Several factors may play a role in neuropathic pain increasing at night, including lack of distraction, temperature changes, and timing of medications.
- Lack of distraction
During the day, the mind is often focused on work, family responsibilities, or hobbies. These activities distract the brain from focusing solely on pain, reducing pain perception. However, as the mind and body prepare for sleep, distractions are limited, which can heighten the perception of pain.
- Temperature changes
Temperature changes may also play a part in heightened neuropathic pain. Body temperature naturally decreases at night. Also, some people set the thermostat at a lower temperature in the bedroom. Damaged nerves may interpret these temperature changes as neuropathic pain or tingling.
- Timing of medications
Pain medications may not last through the night, causing early awakening and trouble falling back asleep. This is especially true for immediate-release medications.
Tips to improve sleep when dealing with neuropathic pain
Some tips to improve sleep and reduce neuropathic pain include the following:
- If neuropathic pain includes hypersensitivity, remove or adjust bedsheets and blankets so they do not touch the legs and feet.
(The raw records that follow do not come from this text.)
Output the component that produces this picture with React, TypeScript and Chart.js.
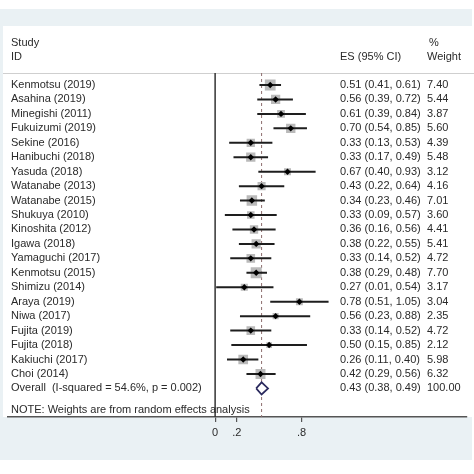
import React, { useEffect, useRef } from "react";
import { Chart, registerables } from "chart.js";

Chart.register(...registerables);

const STUDIES = [
  "Kenmotsu (2019)", "Asahina (2019)", "Minegishi (2011)", "Fukuizumi (2019)",
  "Sekine (2016)", "Hanibuchi (2018)", "Yasuda (2018)", "Watanabe (2013)",
  "Watanabe (2015)", "Shukuya (2010)", "Kinoshita (2012)", "Igawa (2018)",
  "Yamaguchi (2017)", "Kenmotsu (2015)", "Shimizu (2014)", "Araya (2019)",
  "Niwa (2017)", "Fujita (2019)", "Fujita (2018)", "Kakiuchi (2017)", "Choi (2014)",
];
const ES = [0.51, 0.56, 0.61, 0.70, 0.33, 0.33, 0.67, 0.43, 0.34, 0.33, 0.36, 0.38, 0.33, 0.38, 0.27, 0.78, 0.56, 0.33, 0.50, 0.26, 0.42];
const LO = [0.41, 0.39, 0.39, 0.54, 0.13, 0.17, 0.40, 0.22, 0.23, 0.09, 0.16, 0.22, 0.14, 0.29, 0.01, 0.51, 0.23, 0.14, 0.15, 0.11, 0.29];
const HI = [0.61, 0.72, 0.84, 0.85, 0.53, 0.49, 0.93, 0.64, 0.46, 0.57, 0.56, 0.55, 0.52, 0.48, 0.54, 1.05, 0.88, 0.52, 0.85, 0.40, 0.56];
const WEIGHTS = [7.40, 5.44, 3.87, 5.60, 4.39, 5.48, 3.12, 4.16, 7.01, 3.60, 4.41, 5.41, 4.72, 7.70, 3.17, 3.04, 2.35, 4.72, 2.12, 5.98, 6.32];

const OVERALL_LABEL = "Overall  (I-squared = 54.6%, p = 0.002)";
const OVERALL_ES = 0.43;
const OVERALL_LO = 0.38;
const OVERALL_HI = 0.49;
const OVERALL_WEIGHT = 100.0;

const TICK_VALUES = [0, 0.2, 0.8];
const TICK_LABELS = ["0", ".2", ".8"];

const NOTE = "NOTE: Weights are from random effects analysis";

const FONT = '11px "Liberation Sans", Arial, sans-serif';
const TEXT_COLOR = "#2a2a2a";

const Y_MIN = -0.83;
const Y_MAX = 22.98;

const forestPlugin = {
  id: "forestDecor",
  beforeDraw(chart: any) {
    const ctx = chart.ctx;
    ctx.save();
    ctx.fillStyle = "#ffffff";
    ctx.fillRect(0, 0, chart.width, chart.height);
    ctx.fillStyle = "#eaf1f4";
    ctx.fillRect(0, 9, 472, 451);
    ctx.fillStyle = "#ffffff";
    ctx.fillRect(3, 26, 471, 391);
    ctx.strokeStyle = "#cfcfcf";
    ctx.lineWidth = 1;
    ctx.beginPath();
    ctx.moveTo(3, 73.5);
    ctx.lineTo(474, 73.5);
    ctx.stroke();
    ctx.restore();
  },
  afterDraw(chart: any) {
    const ctx = chart.ctx;
    const y = chart.scales.y;
    ctx.save();
    ctx.font = FONT;
    ctx.fillStyle = TEXT_COLOR;
    ctx.textBaseline = "middle";
    ctx.textAlign = "left";
    ctx.fillText("Study", 11, 43);
    ctx.fillText("ID", 11, 57);
    ctx.fillText("ES (95% CI)", 340, 57);
    ctx.fillText("%", 429, 43);
    ctx.fillText("Weight", 427, 57);
    STUDIES.forEach((s, i) => {
      const py = y.getPixelForValue(i);
      ctx.fillText(s, 11, py);
      ctx.fillText(`${ES[i].toFixed(2)} (${LO[i].toFixed(2)}, ${HI[i].toFixed(2)})`, 340, py);
      ctx.fillText(WEIGHTS[i].toFixed(2), 427, py);
    });
    const oy = y.getPixelForValue(STUDIES.length);
    ctx.fillText(OVERALL_LABEL, 11, oy);
    ctx.fillText(`${OVERALL_ES.toFixed(2)} (${OVERALL_LO.toFixed(2)}, ${OVERALL_HI.toFixed(2)})`, 340, oy);
    ctx.fillText(OVERALL_WEIGHT.toFixed(2), 427, oy);
    ctx.fillText(NOTE, 11, y.getPixelForValue(STUDIES.length + 1.5));
    ctx.restore();
  },
};

export default function App() {
  const ref = useRef<HTMLCanvasElement>(null);
  useEffect(() => {
    if (!ref.current) return;
    const n = STUDIES.length;
    const ciSets = STUDIES.map((_, i) => ({
      type: "scatter",
      data: [{ x: LO[i], y: i }, { x: HI[i], y: i }],
      showLine: true,
      borderColor: "#1e1e1e",
      borderWidth: 2,
      pointRadius: 0,
      order: 1,
    }));
    const chart = new Chart(ref.current, {
      type: "scatter",
      data: {
        datasets: [
          {
            data: ES.map((v, i) => ({ x: v, y: i })),
            pointStyle: "rectRot",
            pointRadius: 3.2,
            backgroundColor: "#000000",
            borderWidth: 0,
            order: 0,
          },
          {
            data: [
              { x: OVERALL_LO, y: n },
              { x: OVERALL_ES, y: n - 0.42 },
              { x: OVERALL_HI, y: n },
              { x: OVERALL_ES, y: n + 0.42 },
              { x: OVERALL_LO, y: n },
            ],
            showLine: true,
            fill: "shape",
            backgroundColor: "#ffffff",
            borderColor: "#2b2a5e",
            borderWidth: 1.7,
            pointRadius: 0,
            order: 0,
          },
          ...ciSets,
          {
            data: ES.map((v, i) => ({ x: v, y: i })),
            pointStyle: "rect",
            pointRadius: (c: any) => 2.8 * Math.sqrt(WEIGHTS[c.dataIndex]),
            backgroundColor: "#bababa",
            borderWidth: 0,
            order: 2,
          },
          {
            data: [{ x: OVERALL_ES, y: Y_MIN }, { x: OVERALL_ES, y: Y_MAX }],
            showLine: true,
            borderColor: "#8e6e6e",
            borderWidth: 1,
            borderDash: [3, 3],
            pointRadius: 0,
            order: 3,
          },
          {
            data: [{ x: 0, y: Y_MIN }, { x: 0, y: Y_MAX }],
            showLine: true,
            borderColor: "#333333",
            borderWidth: 1.5,
            pointRadius: 0,
            order: 3,
          },
        ] as any,
      },
      options: {
        animation: false,
        responsive: false,
        devicePixelRatio: 1,
        events: [],
        layout: { padding: { left: 3, right: 0, top: 73, bottom: 17 } },
        plugins: { legend: { display: false }, tooltip: { enabled: false } },
        scales: {
          x: {
            type: "linear",
            min: -1.919,
            max: 2.324,
            afterBuildTicks: (s: any) => {
              s.ticks = TICK_VALUES.map((v) => ({ value: v }));
            },
            afterFit: (s: any) => {
              s.height = 40;
            },
            ticks: {
              callback: (v: any) => {
                const idx = TICK_VALUES.findIndex((t) => Math.abs(t - v) < 1e-9);
                return idx >= 0 ? TICK_LABELS[idx] : "";
              },
              font: { family: '"Liberation Sans", Arial, sans-serif', size: 11 },
              color: TEXT_COLOR,
              padding: 4,
              maxRotation: 0,
              autoSkip: false,
            },
            grid: {
              drawOnChartArea: false,
              drawTicks: true,
              tickLength: 5,
              color: "#555555",
              lineWidth: 1.2,
            },
            border: { display: true, color: "#555555", width: 1.5 },
          },
          y: {
            type: "linear",
            display: false,
            reverse: true,
            min: Y_MIN,
            max: Y_MAX,
          },
        },
      } as any,
      plugins: [forestPlugin],
    });
    return () => chart.destroy();
  }, []);
  return (
    <div style={{ position: "absolute", left: 0, top: 0, width: 474, height: 474 }}>
      <canvas ref={ref} width={474} height={474} />
    </div>
  );
}
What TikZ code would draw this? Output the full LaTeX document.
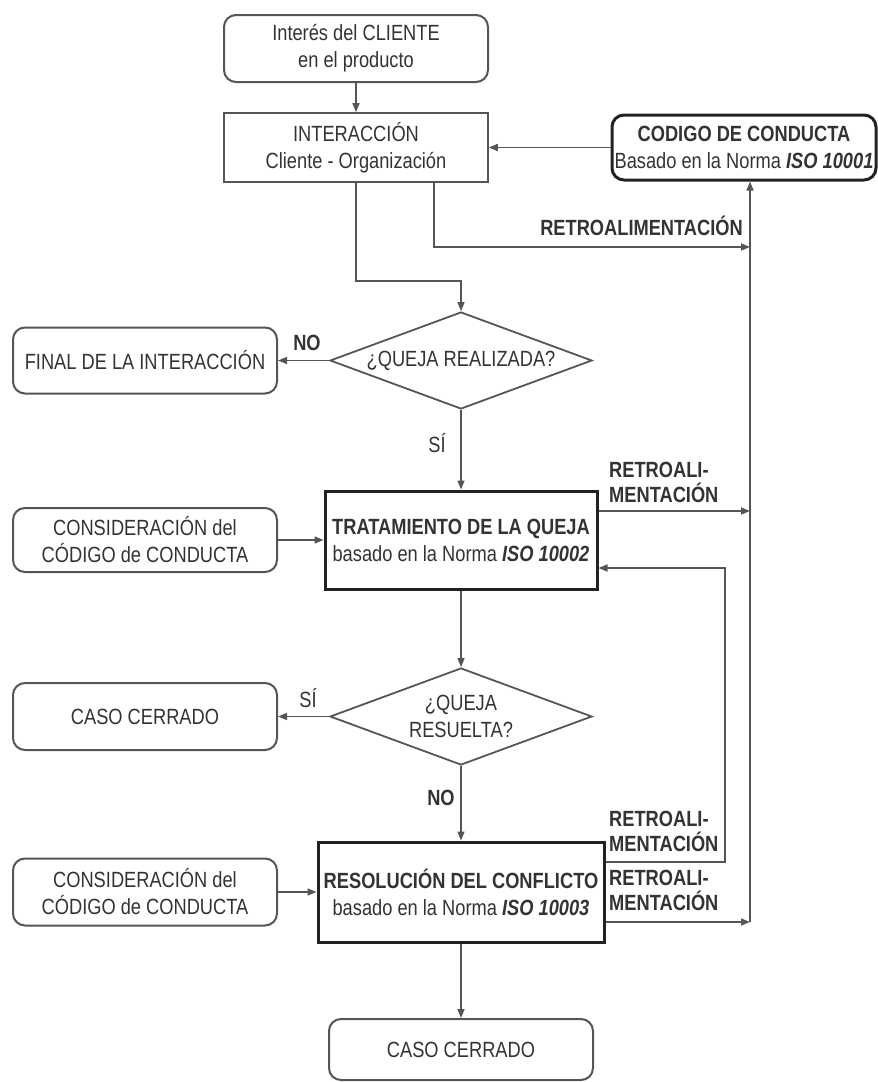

- Speak with a physician or pharmacist about changing the timing, dosage, or type of pain medication to improve sleep quality. Certain medications, such as the anticonvulsants gabapentin and pregabalin, can be effective at both reducing pain and improving sleep.
- Stress-relieving activities, such as meditation and deep breathing exercises, can help calm the mind and body before sleep. Since stress can amplify pain, lowering overall stress levels is beneficial.
- Cognitive behavioral therapy (CBT) is a safe and effective treatment to address sleep issues, including sleep issues associated with neuropathic pain. CBT involves identifying thoughts and behaviors that prevent restful sleep and replacing them with thoughts and behaviors that promote quality sleep.
- Practice good sleep hygiene. This includes going to bed and waking up at the same time each day, eliminating screen time a few hours before going to bed, and making sure the bedroom is dark and quiet.